**Aim**
Nothing outside the lines from the one containing "Give me the matplotlib source for this chart." through the one containing "solid_capstyle='butt', solid_joinstyle='miter')" should be copied, and no pictures either. Copy those lines exactly.

**Source data**

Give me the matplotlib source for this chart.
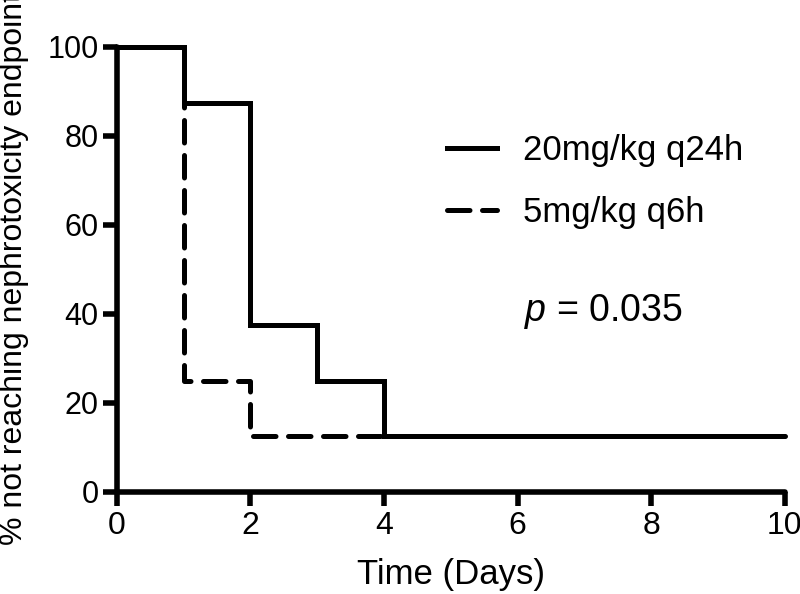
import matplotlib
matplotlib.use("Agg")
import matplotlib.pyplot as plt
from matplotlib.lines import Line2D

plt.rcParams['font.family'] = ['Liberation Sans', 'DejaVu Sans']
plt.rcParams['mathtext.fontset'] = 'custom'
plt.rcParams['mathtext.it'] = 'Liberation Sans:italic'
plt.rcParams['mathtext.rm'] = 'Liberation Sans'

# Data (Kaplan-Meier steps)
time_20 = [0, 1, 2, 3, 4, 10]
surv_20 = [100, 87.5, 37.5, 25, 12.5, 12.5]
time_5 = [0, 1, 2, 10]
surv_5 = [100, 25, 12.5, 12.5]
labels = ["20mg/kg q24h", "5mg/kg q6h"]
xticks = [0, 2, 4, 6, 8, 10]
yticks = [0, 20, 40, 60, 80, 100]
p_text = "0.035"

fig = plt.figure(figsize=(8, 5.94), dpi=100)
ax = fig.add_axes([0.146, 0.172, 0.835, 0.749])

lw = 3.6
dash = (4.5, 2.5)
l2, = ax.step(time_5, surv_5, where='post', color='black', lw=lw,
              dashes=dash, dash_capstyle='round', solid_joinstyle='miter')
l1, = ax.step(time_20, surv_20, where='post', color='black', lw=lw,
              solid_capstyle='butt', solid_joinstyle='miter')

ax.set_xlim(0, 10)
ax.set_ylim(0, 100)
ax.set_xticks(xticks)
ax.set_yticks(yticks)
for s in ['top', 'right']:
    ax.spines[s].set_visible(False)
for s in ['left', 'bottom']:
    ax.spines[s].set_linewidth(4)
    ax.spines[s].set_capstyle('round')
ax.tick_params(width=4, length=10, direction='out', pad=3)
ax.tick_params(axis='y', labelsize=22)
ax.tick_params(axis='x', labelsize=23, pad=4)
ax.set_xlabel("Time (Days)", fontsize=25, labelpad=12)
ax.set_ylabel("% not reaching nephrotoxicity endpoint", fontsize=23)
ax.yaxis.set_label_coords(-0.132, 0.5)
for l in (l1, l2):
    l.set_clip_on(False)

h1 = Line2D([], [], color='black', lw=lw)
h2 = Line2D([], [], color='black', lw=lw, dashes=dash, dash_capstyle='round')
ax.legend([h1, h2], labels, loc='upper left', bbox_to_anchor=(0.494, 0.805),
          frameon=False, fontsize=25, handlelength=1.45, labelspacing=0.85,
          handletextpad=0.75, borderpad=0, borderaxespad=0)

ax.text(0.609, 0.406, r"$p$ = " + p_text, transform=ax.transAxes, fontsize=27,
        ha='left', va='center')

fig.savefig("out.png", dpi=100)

--

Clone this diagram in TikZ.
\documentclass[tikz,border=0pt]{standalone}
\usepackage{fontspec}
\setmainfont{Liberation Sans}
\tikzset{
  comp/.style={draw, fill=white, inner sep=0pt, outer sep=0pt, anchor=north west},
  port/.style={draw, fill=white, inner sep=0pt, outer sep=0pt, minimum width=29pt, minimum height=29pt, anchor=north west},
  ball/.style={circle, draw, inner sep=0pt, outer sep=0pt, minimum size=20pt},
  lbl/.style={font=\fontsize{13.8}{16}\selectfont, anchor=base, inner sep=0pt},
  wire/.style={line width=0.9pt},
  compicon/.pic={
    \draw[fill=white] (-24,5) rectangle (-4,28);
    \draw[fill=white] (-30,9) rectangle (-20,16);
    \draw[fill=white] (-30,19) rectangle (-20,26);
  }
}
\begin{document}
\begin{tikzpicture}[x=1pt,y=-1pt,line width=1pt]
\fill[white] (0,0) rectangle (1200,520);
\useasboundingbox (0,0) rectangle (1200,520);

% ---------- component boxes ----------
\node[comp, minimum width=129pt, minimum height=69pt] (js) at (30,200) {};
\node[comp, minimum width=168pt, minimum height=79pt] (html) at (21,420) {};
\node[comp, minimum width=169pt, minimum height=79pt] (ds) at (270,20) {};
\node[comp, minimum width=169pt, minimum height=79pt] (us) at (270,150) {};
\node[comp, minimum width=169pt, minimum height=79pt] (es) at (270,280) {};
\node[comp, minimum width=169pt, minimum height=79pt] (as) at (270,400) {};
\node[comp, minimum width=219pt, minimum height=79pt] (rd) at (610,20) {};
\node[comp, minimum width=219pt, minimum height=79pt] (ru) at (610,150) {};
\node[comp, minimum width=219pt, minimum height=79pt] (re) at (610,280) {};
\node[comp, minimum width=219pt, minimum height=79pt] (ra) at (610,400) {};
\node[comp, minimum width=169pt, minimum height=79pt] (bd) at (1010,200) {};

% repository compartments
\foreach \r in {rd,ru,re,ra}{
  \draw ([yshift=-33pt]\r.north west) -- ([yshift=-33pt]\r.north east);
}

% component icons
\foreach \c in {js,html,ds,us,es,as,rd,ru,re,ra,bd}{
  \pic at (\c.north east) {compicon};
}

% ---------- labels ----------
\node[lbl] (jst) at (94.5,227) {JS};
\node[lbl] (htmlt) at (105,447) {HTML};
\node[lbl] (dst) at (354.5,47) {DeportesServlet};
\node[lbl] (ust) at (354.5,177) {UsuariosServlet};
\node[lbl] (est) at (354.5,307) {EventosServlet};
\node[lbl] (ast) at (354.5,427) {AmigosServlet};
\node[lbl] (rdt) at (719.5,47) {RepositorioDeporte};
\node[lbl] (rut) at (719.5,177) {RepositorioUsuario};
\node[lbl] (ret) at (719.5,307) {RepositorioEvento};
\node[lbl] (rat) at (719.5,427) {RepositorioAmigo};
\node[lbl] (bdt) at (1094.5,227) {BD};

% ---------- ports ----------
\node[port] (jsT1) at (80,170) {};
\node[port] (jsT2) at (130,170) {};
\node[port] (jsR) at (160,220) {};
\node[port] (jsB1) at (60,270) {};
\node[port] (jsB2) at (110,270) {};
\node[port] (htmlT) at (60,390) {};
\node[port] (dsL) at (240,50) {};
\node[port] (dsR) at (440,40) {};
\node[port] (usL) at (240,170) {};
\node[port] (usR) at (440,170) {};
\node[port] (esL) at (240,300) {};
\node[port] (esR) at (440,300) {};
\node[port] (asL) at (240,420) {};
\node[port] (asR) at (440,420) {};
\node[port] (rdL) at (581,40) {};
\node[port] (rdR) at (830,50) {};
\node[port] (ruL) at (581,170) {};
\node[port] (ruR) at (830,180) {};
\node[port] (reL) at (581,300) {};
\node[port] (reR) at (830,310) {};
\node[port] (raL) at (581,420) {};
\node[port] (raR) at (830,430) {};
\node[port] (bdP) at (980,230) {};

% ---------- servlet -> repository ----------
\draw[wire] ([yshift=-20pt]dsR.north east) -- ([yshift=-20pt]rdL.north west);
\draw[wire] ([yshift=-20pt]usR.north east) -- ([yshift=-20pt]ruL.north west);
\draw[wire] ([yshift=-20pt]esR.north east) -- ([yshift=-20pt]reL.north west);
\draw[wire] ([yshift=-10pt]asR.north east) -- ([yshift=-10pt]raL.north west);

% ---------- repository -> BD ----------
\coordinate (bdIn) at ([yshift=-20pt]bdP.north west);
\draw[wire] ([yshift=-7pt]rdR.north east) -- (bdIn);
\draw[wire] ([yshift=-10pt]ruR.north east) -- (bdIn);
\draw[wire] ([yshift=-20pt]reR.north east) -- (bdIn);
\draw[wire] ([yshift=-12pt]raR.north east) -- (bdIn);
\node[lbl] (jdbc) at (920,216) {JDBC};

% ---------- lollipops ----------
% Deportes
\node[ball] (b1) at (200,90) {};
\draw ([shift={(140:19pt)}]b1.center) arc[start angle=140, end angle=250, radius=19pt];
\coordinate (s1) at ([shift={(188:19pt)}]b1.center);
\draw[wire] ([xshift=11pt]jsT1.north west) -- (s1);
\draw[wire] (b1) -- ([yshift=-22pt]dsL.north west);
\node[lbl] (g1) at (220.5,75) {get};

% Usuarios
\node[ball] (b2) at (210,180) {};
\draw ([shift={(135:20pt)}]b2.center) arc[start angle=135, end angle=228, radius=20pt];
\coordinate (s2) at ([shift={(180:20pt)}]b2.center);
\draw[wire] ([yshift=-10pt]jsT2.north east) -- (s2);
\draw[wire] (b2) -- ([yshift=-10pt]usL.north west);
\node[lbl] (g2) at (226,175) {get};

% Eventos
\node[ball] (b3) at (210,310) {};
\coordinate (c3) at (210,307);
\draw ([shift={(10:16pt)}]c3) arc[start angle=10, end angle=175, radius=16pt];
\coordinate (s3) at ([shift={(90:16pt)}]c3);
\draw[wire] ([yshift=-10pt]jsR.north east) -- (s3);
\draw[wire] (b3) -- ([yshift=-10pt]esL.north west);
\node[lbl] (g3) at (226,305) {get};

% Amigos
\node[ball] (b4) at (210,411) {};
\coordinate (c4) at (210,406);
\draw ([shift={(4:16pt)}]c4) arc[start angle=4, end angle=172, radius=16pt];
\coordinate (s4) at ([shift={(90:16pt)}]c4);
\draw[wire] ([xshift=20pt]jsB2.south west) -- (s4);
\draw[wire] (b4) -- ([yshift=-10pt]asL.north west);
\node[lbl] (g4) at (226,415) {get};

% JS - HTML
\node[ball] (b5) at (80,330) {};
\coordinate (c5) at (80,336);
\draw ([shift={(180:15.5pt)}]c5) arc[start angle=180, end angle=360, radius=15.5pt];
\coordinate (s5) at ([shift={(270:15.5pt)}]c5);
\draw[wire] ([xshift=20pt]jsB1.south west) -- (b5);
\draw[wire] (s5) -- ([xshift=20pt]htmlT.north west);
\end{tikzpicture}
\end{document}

**Solved exercise**
Give me the matplotlib source for this chart.
import matplotlib
matplotlib.use("Agg")
import matplotlib.pyplot as plt
from matplotlib.lines import Line2D

plt.rcParams['font.family'] = ['Liberation Sans', 'DejaVu Sans']
plt.rcParams['mathtext.fontset'] = 'custom'
plt.rcParams['mathtext.it'] = 'Liberation Sans:italic'
plt.rcParams['mathtext.rm'] = 'Liberation Sans'

# Data (Kaplan-Meier steps)
time_20 = [0, 1, 2, 3, 4, 10]
surv_20 = [100, 87.5, 37.5, 25, 12.5, 12.5]
time_5 = [0, 1, 2, 10]
surv_5 = [100, 25, 12.5, 12.5]
labels = ["20mg/kg q24h", "5mg/kg q6h"]
xticks = [0, 2, 4, 6, 8, 10]
yticks = [0, 20, 40, 60, 80, 100]
p_text = "0.035"

fig = plt.figure(figsize=(8, 5.94), dpi=100)
ax = fig.add_axes([0.146, 0.172, 0.835, 0.749])

lw = 3.6
dash = (4.5, 2.5)
l2, = ax.step(time_5, surv_5, where='post', color='black', lw=lw,
              dashes=dash, dash_capstyle='round', solid_joinstyle='miter')
l1, = ax.step(time_20, surv_20, where='post', color='black', lw=lw,
              solid_capstyle='butt', solid_joinstyle='miter')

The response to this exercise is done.